You can plant certain species of tree to make your house look grander!
Trees can do wonders for a yard, and also a house! By using trees in a strategic way, you can reap many benefits, including energy efficiency, noise reduction, natural snow fencing, and much more. Trees attract fun wildlife to watch from your window or porch, as well as, provide shade on hot summer days. But most importantly, trees provide beauty. And since there are so many species of tree suitable for Indiana climates, it is easy to customize a look that truly speaks to your character.
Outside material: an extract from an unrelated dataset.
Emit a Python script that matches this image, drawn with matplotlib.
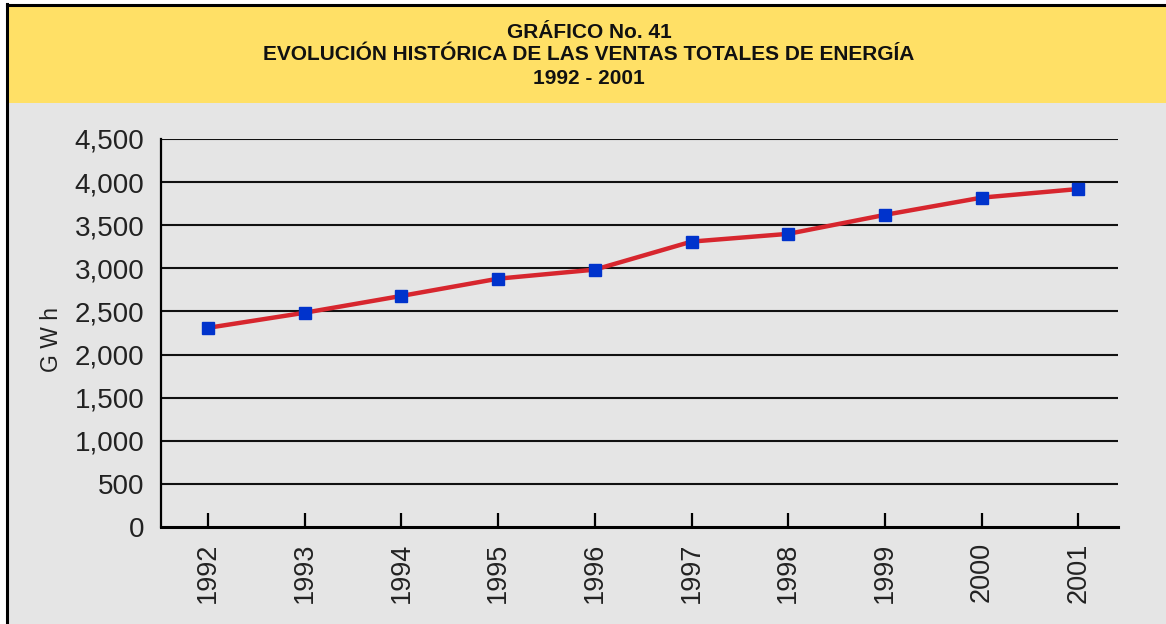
import matplotlib
matplotlib.use("Agg")
import matplotlib.pyplot as plt
from matplotlib.patches import Rectangle
from matplotlib.lines import Line2D

years = ["1992", "1993", "1994", "1995", "1996", "1997", "1998", "1999", "2000", "2001"]
ventas_gwh = [2310, 2485, 2680, 2880, 2985, 3310, 3400, 3620, 3820, 3920]
yticks = [0, 500, 1000, 1500, 2000, 2500, 3000, 3500, 4000, 4500]
title_lines = ["GRÁFICO No. 41",
               "EVOLUCIÓN HISTÓRICA DE LAS VENTAS TOTALES DE ENERGÍA",
               "1992 - 2001"]
ylabel = "G W h"

W, H = 1166, 624
fig = plt.figure(figsize=(W / 100, H / 100), dpi=100)
fig.patch.set_facecolor("white")

def fx(px):
    return px / W

def fy(py):
    return 1 - py / H

# gray panel and yellow title band
fig.add_artist(Rectangle((fx(7), 0), 1 - fx(7), fy(4), transform=fig.transFigure,
                         facecolor="#e5e5e5", edgecolor="none", zorder=0))
fig.add_artist(Rectangle((fx(7), fy(103)), 1 - fx(7), fy(4) - fy(103), transform=fig.transFigure,
                         facecolor="#ffe066", edgecolor="none", zorder=0))
fig.add_artist(Line2D([fx(7), fx(7)], [0, fy(4)], transform=fig.transFigure, color="black", lw=2.2))
fig.add_artist(Line2D([fx(7), 1], [fy(4.5), fy(4.5)], transform=fig.transFigure, color="black", lw=2.2))

for t, yy in zip(title_lines, [32, 55, 78]):
    fig.text(fx(589), fy(yy), t, ha="center", va="center", fontsize=15,
             fontweight="bold", family="Liberation Sans", color="#111111")

ax = fig.add_axes([fx(161), fy(527), fx(1118) - fx(161), fy(139) - fy(527)])
ax.set_facecolor("none")
x = list(range(len(years)))
ax.plot(x, ventas_gwh, color="#d7262e", lw=3.2, zorder=3, solid_capstyle="butt")
ax.plot(x, ventas_gwh, ls="none", marker="s", ms=8, color="#0033cc", zorder=4)

ax.set_ylim(0, 4500)
ax.set_xlim(-0.486, 9.41)
ax.set_yticks(yticks)
ax.set_yticklabels([f"{v:,}" for v in yticks])
for v in yticks[1:]:
    ax.axhline(v, color="#111111", lw=1.5, zorder=1)
ax.set_xticks(x)
ax.set_xticklabels(years, rotation=90)

for s in ["top", "right"]:
    ax.spines[s].set_visible(False)
ax.spines["left"].set_linewidth(1.6)
ax.spines["bottom"].set_linewidth(2.2)
ax.tick_params(axis="y", length=0, pad=12, labelsize=20, labelcolor="#222222")
ax.tick_params(axis="x", direction="in", length=10, width=1.6, pad=11,
               labelsize=19.5, labelcolor="#222222")
for lab in ax.get_xticklabels() + ax.get_yticklabels():
    lab.set_family("Liberation Sans")

fig.text(fx(52), fy(340), ylabel, rotation=90, ha="center", va="center",
         fontsize=16.5, family="Liberation Sans", color="#222222")

fig.savefig("out.png", dpi=100, facecolor=fig.get_facecolor())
One way to use trees to your advantage in terms of aesthetics is to plant them in specific places in order to make your home look wider, grander, and majestic. Continue reading to learn how you can achieve this natural landscaping illusion.
Which Species To Use
The top recommended species of tree to use to make your house appear wider and bigger is a flowering dogwood. Suggested species include the common flowering dogwood, and the Korean (Kousa) Dogwood. Cornus is a genus of about 30–60 species of woody plants in the family Cornaceae that are suitable for U.S. hardiness zones 5 through 9. They are medium height trees with wide canopies, which are the key features to look for in a tree for this project. Their average mature height is between 15 and 30 feet, with an average canopy width up to 30 feet or more.
Where to Plant Them
If you are trying to make your house look wider, the best spot to plant a Dogwood tree is on each side, in the corner. Choose an area that receives partial shade, as too much sun exposure can jeopardize the tree’s ability to retain sufficient levels of water. Northern and eastern-facing corners that get good morning sun and afternoon shade are perfect spots for a flowering dogwood.
If you do not have a spot that provides these conditions, you can choose a south or west-facing spot that gets shad in the afternoon by adjacent trees or structures. When you choose your spot, be sure there is still ample space between the house and the tree. This will give the tree enough room to bloom, without jeopardizing the structural integrity of the siding.